A second layer of confusion is the separation between the libmaple/ directory and the wirish/ directory. The libmaple/ directory contains our low-level, C-only library for accessing STM32 hardware peripherals. The wirish/ directory contains C++ code implementing the "Arduino programming language" (called Wiring); our implementation is not 100% compatible, it's just "Wiring-ish". When we casually refer to "libmaple" we usually mean both parts together. As you may imagine, mixing C and C++ code together so close to the metal can get pretty sticky; if you look through our code there are lots of #ifdefs and other nonsense to ensure the compiler doesn't throw up on it.

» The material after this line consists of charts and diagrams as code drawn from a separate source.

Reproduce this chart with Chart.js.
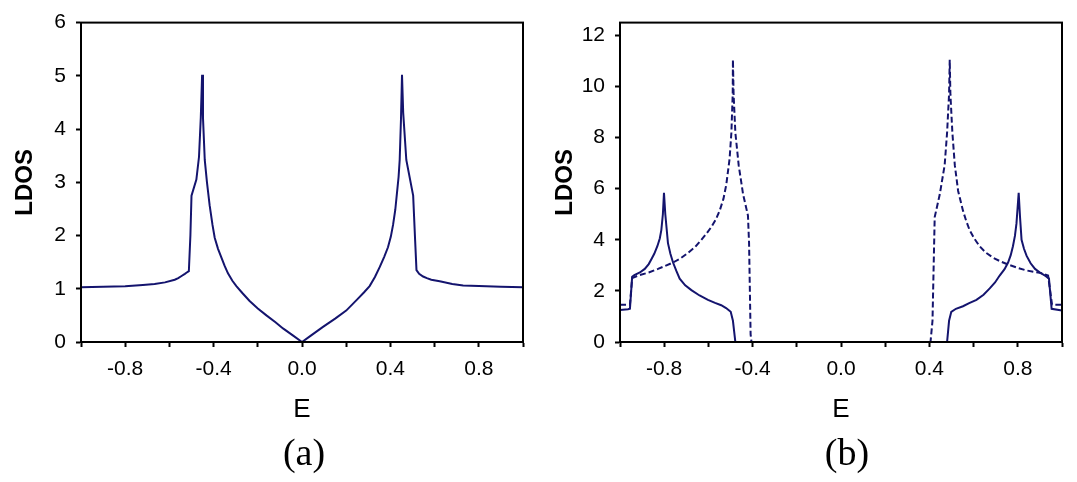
<!DOCTYPE html>
<html>
<head>
<meta charset="utf-8">
<script src="https://cdn.jsdelivr.net/npm/chart.js@4.4.1/dist/chart.umd.min.js"></script>
<style>
  html, body { margin: 0; padding: 0; background: #fff; }
  #wrap { position: relative; width: 1077px; height: 482px; overflow: hidden; }
  canvas { position: absolute; top: 0; }
  .tag { position: absolute; top: 427px; font-family: "Liberation Serif", "DejaVu Serif", serif;
         font-size: 38px; line-height: 50px; color: #000; transform: translateX(-50%); }
</style>
</head>
<body>
<div id="wrap">
  <canvas id="chartA" width="540" height="482" style="left:0"></canvas>
  <canvas id="chartB" width="537" height="482" style="left:540px"></canvas>
  <div class="tag" style="left:304px">(a)</div>
  <div class="tag" style="left:847px">(b)</div>
</div>
<script>
// panel (a)
const E_a = [-1.00, -0.90, -0.80, -0.72, -0.667, -0.62, -0.576, -0.56, -0.545, -0.53, -0.523, -0.512, -0.505, -0.500,
  -0.478, -0.466, -0.458, -0.452, -0.448, -0.440, -0.430, -0.418, -0.405, -0.395, -0.380, -0.365, -0.350,
  -0.335, -0.315, -0.297, -0.270, -0.237, -0.200, -0.161, -0.120, -0.086, -0.040, 0.000,
  0.040, 0.095, 0.150, 0.200, 0.250, 0.280, 0.306, 0.330, 0.352, 0.372, 0.389, 0.402, 0.412, 0.422,
  0.430, 0.437, 0.442, 0.448, 0.4525, 0.458, 0.472, 0.503, 0.512, 0.518, 0.530, 0.548, 0.565, 0.585,
  0.623, 0.680, 0.729, 0.80, 0.90, 1.00];
const LDOS_a = [1.03, 1.04, 1.045, 1.07, 1.09, 1.12, 1.17, 1.20, 1.24, 1.28, 1.30, 1.33, 2.0, 2.75,
  3.05, 3.48, 4.21, 5.02, 4.21, 3.42, 3.0, 2.57, 2.2, 1.96, 1.75, 1.59, 1.43,
  1.29, 1.15, 1.05, 0.92, 0.77, 0.63, 0.50, 0.37, 0.255, 0.12, 0.0,
  0.12, 0.285, 0.44, 0.59, 0.80, 0.93, 1.05, 1.22, 1.41, 1.60, 1.78, 1.98, 2.2, 2.48,
  2.81, 3.1, 3.42, 4.2, 5.02, 4.3, 3.42, 2.75, 1.9, 1.35, 1.28, 1.23, 1.20, 1.17,
  1.14, 1.09, 1.06, 1.05, 1.04, 1.03];
const E_a_zero = [-0.49, 0.49];
const LDOS_a_zero = [0, 0];

// panel (b)
const E_b_solid = [-1.00, -0.964, -0.955, -0.945, -0.935, -0.91, -0.888, -0.870, -0.858, -0.845, -0.831, -0.820,
  -0.813, -0.806, -0.801, -0.795, -0.783, -0.772, -0.760, -0.745, -0.730, -0.705, -0.677, -0.640, -0.602,
  -0.570, -0.542, -0.520, -0.499, -0.489, -0.478, 0.480,
  0.489, 0.499, 0.520, 0.552, 0.580, 0.613, 0.645, 0.673, 0.697, 0.718, 0.740, 0.756, 0.768, 0.778,
  0.787, 0.794, 0.804, 0.810, 0.817, 0.828, 0.840, 0.858, 0.878, 0.900, 0.923, 0.941, 0.953, 1.00];
const LDOS_b_solid = [1.25, 1.28, 1.30, 2.55, 2.62, 2.72, 2.86, 3.05, 3.24, 3.45, 3.75, 4.05,
  4.38, 5.0, 5.84, 5.0, 3.87, 3.45, 3.11, 2.78, 2.48, 2.22, 2.03, 1.82, 1.65,
  1.53, 1.44, 1.33, 1.18, 0.83, 0.0, 0.0,
  0.83, 1.18, 1.30, 1.40, 1.52, 1.65, 1.85, 2.1, 2.33, 2.6, 2.85, 3.11, 3.4, 3.75,
  4.15, 4.64, 5.84, 4.9, 4.0, 3.65, 3.37, 3.08, 2.86, 2.72, 2.6, 2.48, 1.30, 1.23];
const E_b_dash = [-1.00, -0.955, -0.945, -0.918, -0.870, -0.828, -0.795, -0.760, -0.725, -0.692, -0.660, -0.632,
  -0.608, -0.586, -0.566, -0.549, -0.532, -0.519, -0.504, -0.496, -0.490, -0.489, -0.486, -0.478, -0.463,
  -0.443, -0.421, -0.416, -0.409, -0.405,
  0.405, 0.414, 0.424, 0.447, 0.469, 0.480, 0.489, 0.492, 0.495, 0.504, 0.515, 0.530, 0.552,
  0.566, 0.582, 0.603, 0.627, 0.655, 0.688, 0.725, 0.763, 0.800, 0.839, 0.870, 0.899, 0.937, 0.955, 1.00];
const LDOS_b_dash = [1.46, 1.46, 2.5, 2.6, 2.72, 2.86, 2.98, 3.11, 3.28, 3.49, 3.72, 4.0,
  4.25, 4.51, 4.8, 5.14, 5.6, 6.16, 7.18, 8.19, 9.71, 11.05, 9.7, 8.19, 6.92,
  5.78, 4.95, 3.87, 0.3, 0.0,
  0.0, 0.83, 4.89, 5.78, 6.92, 8.19, 9.7, 11.05, 9.7, 8.19, 6.92, 5.91, 5.14,
  4.75, 4.38, 4.05, 3.75, 3.5, 3.3, 3.14, 3.01, 2.9, 2.8, 2.75, 2.71, 2.6, 1.46, 1.46];

const xTickLabels = ['-0.8', '-0.4', '0.0', '0.4', '0.8'];

const LINE = '#14146e';
const TICK_FONT = { family: 'Liberation Sans, Arial, sans-serif', size: 21 };

function pts(xs, ys) {
    return xs.map((x, i) => ({ x: x, y: ys[i] }));
}

// full box round the plot area
const framePlugin = {
    id: 'frame',
    afterDraw(chart) {
        const a = chart.chartArea, ctx = chart.ctx;
        ctx.save();
        ctx.strokeStyle = '#000';
        ctx.lineWidth = 2;
        ctx.strokeRect(a.left, a.top, a.right - a.left, a.bottom - a.top);
        ctx.restore();
    }
};

function makeChart(id, datasets, yMax, yStep, yLabel, pad) {
    return new Chart(document.getElementById(id), {
        type: 'line',
        data: { datasets: datasets },
        plugins: [framePlugin],
        options: {
            responsive: false,
            animation: false,
            layout: { padding: pad },
            plugins: { legend: { display: false }, tooltip: { enabled: false } },
            elements: { point: { radius: 0 }, line: { tension: 0, borderWidth: 2 } },
            scales: {
                x: {
                    type: 'linear', min: -1, max: 1,
                    afterFit: s => { s.height = 140; },
                    border: { color: '#000', width: 2 },
                    grid: { drawOnChartArea: false, drawTicks: true, tickLength: 5, tickColor: '#000', tickWidth: 2 },
                    ticks: {
                        stepSize: 0.2, autoSkip: false, maxRotation: 0, padding: 10,
                        color: '#000', font: TICK_FONT,
                        callback: v => {
                            const s = (Math.round(v * 10) / 10).toFixed(1);
                            return xTickLabels.includes(s) ? s : '';
                        }
                    },
                    title: {
                        display: true, text: 'E', color: '#000',
                        font: { family: 'Liberation Sans, Arial, sans-serif', size: 26 },
                        padding: { top: 0, bottom: 57 }
                    }
                },
                y: {
                    min: 0, max: yMax,
                    afterFit: s => { s.width = pad.yWidth; },
                    border: { color: '#000', width: 2 },
                    grid: { drawOnChartArea: false, drawTicks: true, tickLength: 5, tickColor: '#000', tickWidth: 2 },
                    ticks: {
                        stepSize: yStep / 2, includeBounds: false, padding: 10,
                        color: '#000', font: TICK_FONT,
                        callback: v => (Math.abs(v / yStep - Math.round(v / yStep)) < 1e-6 ? String(v) : '')
                    },
                    title: {
                        display: true, text: yLabel, color: '#000',
                        font: { family: 'Liberation Sans, Arial, sans-serif', size: 24, weight: 'bold' },
                        padding: { top: 11, bottom: 0 }
                    }
                }
            }
        }
    });
}

makeChart('chartA', [
    { data: pts(E_a_zero, LDOS_a_zero), borderColor: LINE },
    { data: pts(E_a, LDOS_a), borderColor: LINE }
], 6, 1, 'LDOS', { left: 0, right: 17, top: 13.5, bottom: 0, yWidth: 81 });

makeChart('chartB', [
    { data: pts(E_b_dash, LDOS_b_dash), borderColor: LINE, borderWidth: 2, borderDash: [6, 3] },
    { data: pts(E_b_solid, LDOS_b_solid), borderColor: LINE }
], 12.5, 2, 'LDOS', { left: 0, right: 15, top: 14, bottom: 0, yWidth: 80 });
</script>
</body>
</html>
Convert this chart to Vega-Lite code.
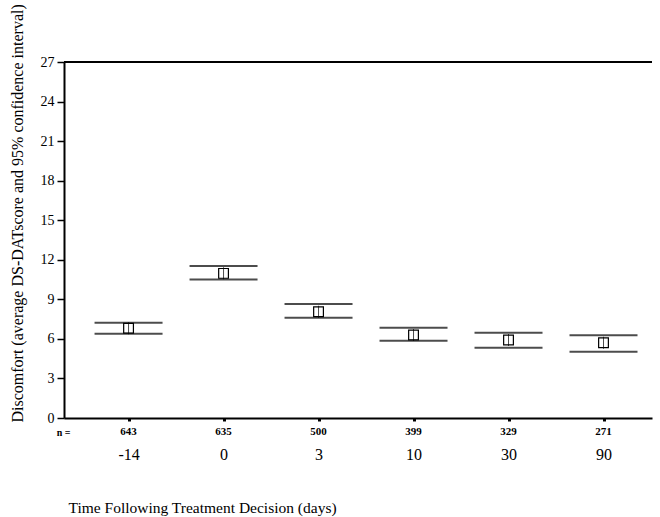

A last, important chunk of libmaple which isn't immediately obvious are the linker scripts in support/ld/ which are essential for actually building binary files. Hopefully you won't have to modify those unless you're porting the entire library, through it can be educational to read through the interrupt jump table.

The Makefile can build and upload to RAM or FLASH; the RAM target is useful for rapid development because it uploads a little faster and doesn't burn up FLASH write cycles, but programs in RAM won't persist after a power cycle and there is significantly less memory available for more elaborate programs. The target is determined by an environment variable, MAPLE_TARGET) which defaults to FLASH. It can be modified by editing the Makefile, specifying in the command (eg, make MAPLE_TARGET=ram), or with the ram and flash targets, which modify the environment variable locally. The make sketch (or just make) target just builds .bin files; make install will build and upload the program. If you forget you can just make help, which dumps a table of targets. You might also find the make cscope or make ctags targets helpful as well if you use those tools.